I've always been someone who loves words. Spelling them. Reading them. Writing with them. Just one of those things that I've been interested in since I was a young lass.
For me, the vocabulary part of the SAT was going to be my shining moment. It was the one area I had never been worried about. My high school English teacher had prepped me well. I loved her assignments. We were to read a challenging book, keep track of words we didn't know, and then once a week we were to write a few short pages using those new words.
This was golden for a word lover like me. The new words I learned out of books like "The Time Machine" by H.G. Wells or "Tom Jones" by Henry Fielding would be the starting point for me to get my creative juices flowing.
I also remember my sophomore or junior year of college. I took a Modern Fiction class with a friend of mine. There was one kid in our class who used what I called "50-cent" words regularly...in his questions to the professor, in any presentation, etc. Words that were so esoteric and so bizarre for a 21-year-old to be spouting, that one day, we decided to keep track of all the words he used. And we came up with a brilliant contest: After class, we both had to write a story using those words and then see who wrote the best one.
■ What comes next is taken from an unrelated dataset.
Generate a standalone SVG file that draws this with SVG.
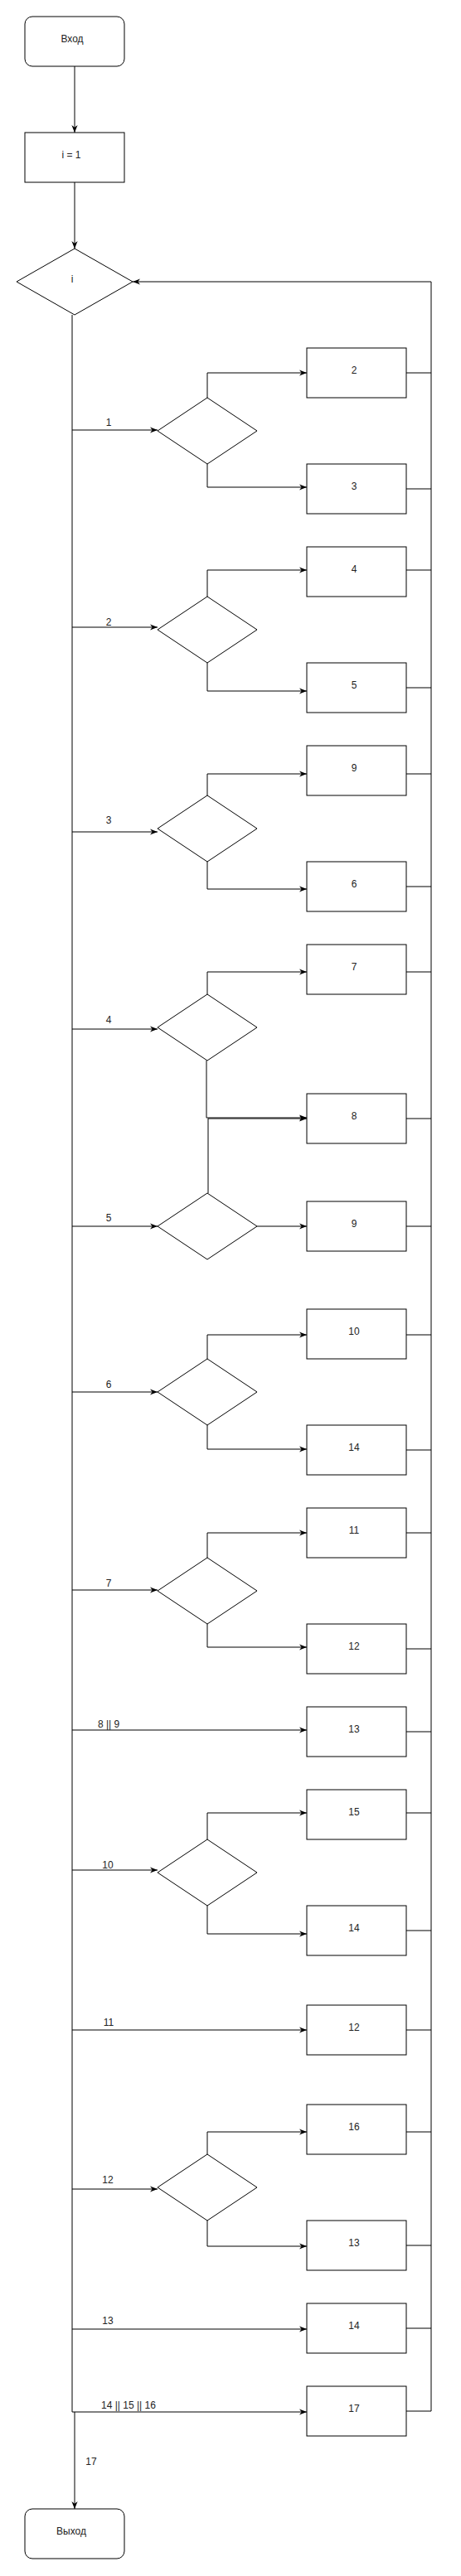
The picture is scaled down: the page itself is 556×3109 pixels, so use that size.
<svg xmlns="http://www.w3.org/2000/svg" width="556" height="3109" viewBox="0 0 556 3109">
<style>
.s{fill:#fff;stroke:#000;stroke-width:1}
.c{fill:none;stroke:#000;stroke-width:1}
.t{font-family:"Liberation Sans",Arial,sans-serif;font-size:12px;fill:#222;text-anchor:middle}
</style>
<defs>
<marker id="a" markerUnits="userSpaceOnUse" viewBox="0 0 10 10" markerWidth="9" markerHeight="9" refX="10" refY="5" orient="auto">
<path d="M0,1 L10,5 L0,9 L3,5 Z" fill="#000"/>
</marker>
</defs>
<rect width="556" height="3109" fill="#fff"/>
<g id="connectors">
<path class="c" d="M90,80 V160" marker-end="url(#a)"/>
<path class="c" d="M90,220 V300" marker-end="url(#a)"/>
<path class="c" d="M520,2910 V340 H160" marker-end="url(#a)"/>
<path class="c" d="M87,380 V2911"/>
<path class="c" d="M90,2911 V3028" marker-end="url(#a)"/>
<!-- block 1 -->
<path class="c" d="M87,519 H190" marker-end="url(#a)"/>
<path class="c" d="M250,480 V450 H370" marker-end="url(#a)"/>
<path class="c" d="M250,560 V588 H370" marker-end="url(#a)"/>
<path class="c" d="M490,450 H520 M490,590 H520"/>
<!-- block 2 -->
<path class="c" d="M87,757 H190" marker-end="url(#a)"/>
<path class="c" d="M250,720 V688 H370" marker-end="url(#a)"/>
<path class="c" d="M250,800 V834 H370" marker-end="url(#a)"/>
<path class="c" d="M490,688 H520 M490,830 H520"/>
<!-- block 3 -->
<path class="c" d="M87,1004 H190" marker-end="url(#a)"/>
<path class="c" d="M250,960 V934 H370" marker-end="url(#a)"/>
<path class="c" d="M250,1040 V1073 H370" marker-end="url(#a)"/>
<path class="c" d="M490,934 H520 M490,1070 H520"/>
<!-- block 4 -->
<path class="c" d="M87,1242 H190" marker-end="url(#a)"/>
<path class="c" d="M250,1200 V1173 H370" marker-end="url(#a)"/>
<path class="c" d="M249,1280 V1349 H370" marker-end="url(#a)"/>
<path class="c" d="M490,1173 H520 M490,1350 H520"/>
<!-- block 5 -->
<path class="c" d="M87,1480 H190" marker-end="url(#a)"/>
<path class="c" d="M251,1440 V1350 H370" marker-end="url(#a)"/>
<path class="c" d="M310,1480 H370" marker-end="url(#a)"/>
<path class="c" d="M490,1480 H520"/>
<!-- block 6 -->
<path class="c" d="M87,1680 H190" marker-end="url(#a)"/>
<path class="c" d="M250,1640 V1611 H370" marker-end="url(#a)"/>
<path class="c" d="M250,1720 V1749 H370" marker-end="url(#a)"/>
<path class="c" d="M490,1611 H520 M490,1750 H520"/>
<!-- block 7 -->
<path class="c" d="M87,1919 H190" marker-end="url(#a)"/>
<path class="c" d="M250,1880 V1850 H370" marker-end="url(#a)"/>
<path class="c" d="M250,1960 V1988 H370" marker-end="url(#a)"/>
<path class="c" d="M490,1850 H520 M490,1990 H520"/>
<!-- 8 || 9 -->
<path class="c" d="M87,2088 H370" marker-end="url(#a)"/>
<path class="c" d="M490,2090 H520"/>
<!-- block 10 -->
<path class="c" d="M87,2257 H190" marker-end="url(#a)"/>
<path class="c" d="M250,2220 V2188 H370" marker-end="url(#a)"/>
<path class="c" d="M250,2300 V2334 H370" marker-end="url(#a)"/>
<path class="c" d="M490,2188 H520 M490,2330 H520"/>
<!-- 11 -->
<path class="c" d="M87,2450 H370" marker-end="url(#a)"/>
<path class="c" d="M490,2450 H520"/>
<!-- block 12 -->
<path class="c" d="M87,2642 H190" marker-end="url(#a)"/>
<path class="c" d="M250,2600 V2573 H370" marker-end="url(#a)"/>
<path class="c" d="M250,2680 V2711 H370" marker-end="url(#a)"/>
<path class="c" d="M490,2573 H520 M490,2710 H520"/>
<!-- 13 -->
<path class="c" d="M87,2811 H370" marker-end="url(#a)"/>
<path class="c" d="M490,2810 H520"/>
<!-- 14 || 15 || 16 -->
<path class="c" d="M87,2911 H370" marker-end="url(#a)"/>
<path class="c" d="M490,2910 H520"/>
<!-- labels -->
<text class="t" x="131" y="514">1</text>
<text class="t" x="131" y="755">2</text>
<text class="t" x="131" y="994">3</text>
<text class="t" x="131" y="1235">4</text>
<text class="t" x="131" y="1474">5</text>
<text class="t" x="131" y="1675">6</text>
<text class="t" x="131" y="1915">7</text>
<text class="t" x="131" y="2085">8 || 9</text>
<text class="t" x="130" y="2255">10</text>
<text class="t" x="131" y="2445">11</text>
<text class="t" x="130" y="2635">12</text>
<text class="t" x="130" y="2805">13</text>
<text class="t" x="155" y="2907">14 || 15 || 16</text>
<text class="t" x="110" y="2975">17</text>
</g>
<g id="start"><rect class="s" x="30" y="20" width="120" height="60" rx="9"/><text class="t" x="87" y="51">Вход</text></g>
<g id="init"><rect class="s" x="30" y="160" width="120" height="60"/><text class="t" x="86" y="191">i = 1</text></g>
<g id="switch"><path class="s" d="M90,300 L160,340 L90,380 L20,340 Z"/><text class="t" x="87" y="341">i</text></g>
<g id="d1"><path class="s" d="M250,480 L310,520 L250,560 L190,520 Z"/></g>
<g id="b2"><rect class="s" x="370" y="420" width="120" height="60"/><text class="t" x="427" y="451">2</text></g>
<g id="b3"><rect class="s" x="370" y="560" width="120" height="60"/><text class="t" x="427" y="591">3</text></g>
<g id="d2"><path class="s" d="M250,720 L310,760 L250,800 L190,760 Z"/></g>
<g id="b4"><rect class="s" x="370" y="660" width="120" height="60"/><text class="t" x="427" y="691">4</text></g>
<g id="b5"><rect class="s" x="370" y="800" width="120" height="60"/><text class="t" x="427" y="831">5</text></g>
<g id="d3"><path class="s" d="M250,960 L310,1000 L250,1040 L190,1000 Z"/></g>
<g id="b9a"><rect class="s" x="370" y="900" width="120" height="60"/><text class="t" x="427" y="931">9</text></g>
<g id="b6"><rect class="s" x="370" y="1040" width="120" height="60"/><text class="t" x="427" y="1071">6</text></g>
<g id="d4"><path class="s" d="M250,1200 L310,1240 L250,1280 L190,1240 Z"/></g>
<g id="b7"><rect class="s" x="370" y="1140" width="120" height="60"/><text class="t" x="427" y="1171">7</text></g>
<g id="b8"><rect class="s" x="370" y="1320" width="120" height="60"/><text class="t" x="427" y="1351">8</text></g>
<g id="d5"><path class="s" d="M250,1440 L310,1480 L250,1520 L190,1480 Z"/></g>
<g id="b9b"><rect class="s" x="370" y="1450" width="120" height="60"/><text class="t" x="427" y="1481">9</text></g>
<g id="d6"><path class="s" d="M250,1640 L310,1680 L250,1720 L190,1680 Z"/></g>
<g id="b10"><rect class="s" x="370" y="1580" width="120" height="60"/><text class="t" x="427" y="1611">10</text></g>
<g id="b14a"><rect class="s" x="370" y="1720" width="120" height="60"/><text class="t" x="427" y="1751">14</text></g>
<g id="d7"><path class="s" d="M250,1880 L310,1920 L250,1960 L190,1920 Z"/></g>
<g id="b11"><rect class="s" x="370" y="1820" width="120" height="60"/><text class="t" x="427" y="1851">11</text></g>
<g id="b12a"><rect class="s" x="370" y="1960" width="120" height="60"/><text class="t" x="427" y="1991">12</text></g>
<g id="b13a"><rect class="s" x="370" y="2060" width="120" height="60"/><text class="t" x="427" y="2091">13</text></g>
<g id="d10"><path class="s" d="M250,2220 L310,2260 L250,2300 L190,2260 Z"/></g>
<g id="b15"><rect class="s" x="370" y="2160" width="120" height="60"/><text class="t" x="427" y="2191">15</text></g>
<g id="b14b"><rect class="s" x="370" y="2300" width="120" height="60"/><text class="t" x="427" y="2331">14</text></g>
<g id="b12b"><rect class="s" x="370" y="2420" width="120" height="60"/><text class="t" x="427" y="2451">12</text></g>
<g id="d12"><path class="s" d="M250,2600 L310,2640 L250,2680 L190,2640 Z"/></g>
<g id="b16"><rect class="s" x="370" y="2540" width="120" height="60"/><text class="t" x="427" y="2571">16</text></g>
<g id="b13b"><rect class="s" x="370" y="2680" width="120" height="60"/><text class="t" x="427" y="2711">13</text></g>
<g id="b14c"><rect class="s" x="370" y="2780" width="120" height="60"/><text class="t" x="427" y="2811">14</text></g>
<g id="b17"><rect class="s" x="370" y="2880" width="120" height="60"/><text class="t" x="427" y="2911">17</text></g>
<g id="end"><rect class="s" x="30" y="3028" width="120" height="60" rx="9"/><text class="t" x="86" y="3059">Выход</text></g>
</svg>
The challenge was on! I wish I still had the list of words...but there were some good ones, as I recall. Immediately after class, I headed back to my dorm room and whipped out a 2-page story using all the words. I met up with my friend, showed her my work, and she said, "You actually did it?"
Although she had agreed to the contest, apparently she'd seen it as a joke. I saw it as an awesome challenge.
Writing "Blood Moon" reminded me of those two times in my life when vocabulary gave me inspiration to write. Instead of needing a 'writing prompt,' I just needed a vocab prompt!